Connections E-Newsletter Issue 18, May - June 2015  

Activities
 
ENEA Office Launches ESCAP’s Economic and Social Survey of Asia and the Pacific 2015 in ROK 
15 May 2015, Songdo, Republic of Korea
 
ENEA Office Director Mr. Kilaparti Ramakrishna presents the findings of Survey 2015 at the country launch, aired on 21 May by Arirang TV.
ENEA Office Director Mr. Kilaparti Ramakrishna presents the findings of Survey 2015 at the country launch, aired on 21 May by Arirang TV. 

 
The East and North-East Asia (ENEA) Office launched the Economic and Social Survey of Asia and the Pacific 2015 on 15 May. Graduate students from Korea’s Yonsei University studying international development and public administration as well as representatives from other UN Offices in ROK attended the launch. The launch was covered widely by Dong-A Daily and Arirang TV among others.
 
The launch event included a screening of the video message of ESCAP Executive Secretary, Dr. Shamshad Akhtar, on the key findings of the Survey 2015. ENEA Program Officer, Ms. Yejin Ha, gave a presentation on the major themes and policy recommendations of the Survey. Ms. Ha explained that many countries in the Asia-Pacific suffer from significant disparities across gender, urban and rural sectors, and income levels, despite the remarkable success in reducing poverty in the region over the past two decades. Therefore, the key message of the Survey 2015 is that the Asia-Pacific countries should strive to achieve inclusive growth, which encompasses the economic, social and environmental aspects of development. In particular, the Survey calls on the member states to go beyond just focusing on ‘inequality of income’ but instead promote ‘equality of opportunities’.
 
To reverse the trend of widening socioeconomic disparities, the Survey recommends that public expenditures be more development-oriented, particularly to enhance access to quality education and healthcare, and that countries strengthen their social safety nets. In line with its emphasis on inclusive growth, ESCAP stresses that equitable access to finance, water and energy is vital. Moreover, it urges the countries to prioritize fostering employment through paying greater attention to small- and medium-sized enterprises and agriculture and rural development.
 
For coverage on this significant publication, a team from Arirang TV visited the ENEA Office to film some parts of the event and to interview Mr. Kilaparti Ramakrishna for a segment in Arirang’s business news program “Money Matters” on the topic of the Survey 2015.

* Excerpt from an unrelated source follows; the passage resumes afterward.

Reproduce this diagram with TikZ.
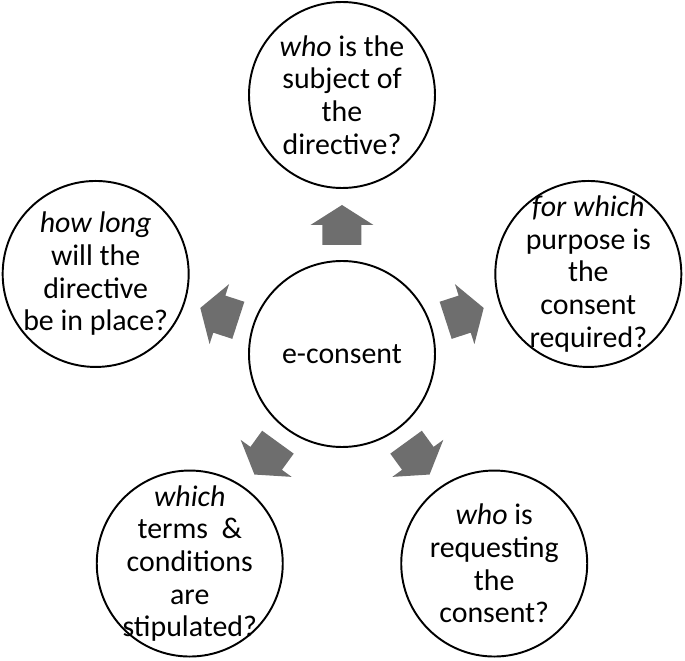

The interview on the findings of the Survey 2015 and their implications aired on 21 May. Arirang TV is the only 24-hour English broadcast network in the ROK that has over 112 million viewers worldwide. “Money Matters” is a weekly program that looks at the dynamic economic changes within North-East Asia. (Watch the video here.)

The host of Arirang TV’s business news program “Money Matters”, Hans Schattle, interviews ENEA Office Director, Mr. Kilaparti Ramakrishna, on the findings of Survey 2015.
The host of Arirang TV’s business news program “Money Matters”, Hans Schattle, interviews ENEA Office Director, Mr. Kilaparti Ramakrishna, on the findings of Survey 2015.
 

 

Survey Findings on North-East Asian Economy

 
The country launch of ESCAP's flagship publication, the Economic and Social Survey of Asia and the Pacific 2015, was organized in Songdo on 15 May 2015.
 
The 2015 report identified the slowdown in China's economic growth as an immediate challenge for the East and North-East Asia subregion. China has long since been the largest trading partner to all of the subregional economies and the impact of China's rebalancing has thus been channeled to the neighboring countries in the subregion through reductions in trade. In order to address this challenge, the subregion needs to accelerate efforts to lower trade barriers and increase connectivity to spur enhanced trade flows and at the same time boost domestic demand by vitalizing the services sector and domestic consumption.
 
In turn, boosting domestic consumption requires growth in the size of the middle income group and their income. At present, many of the economies in the subregion are experiencing increasing income inequality (i.e. shrinking of the middle income group). Adding to this is the issue of a rapidly ageing population and retardation of overall population growth in the subregion, which is likely to impact consumption patterns across the economy.
 
The Report's main message on reversing the trend of widening socioeconomic disparities and making growth more 'inclusive' is therefore very pertinent to the subregional economies. Augmenting and enhancing inclusiveness will only be achieved if accompanied by a multidimensional strategy that recognizes the need for simultaneous advances in the economic, social and environmental aspects of development.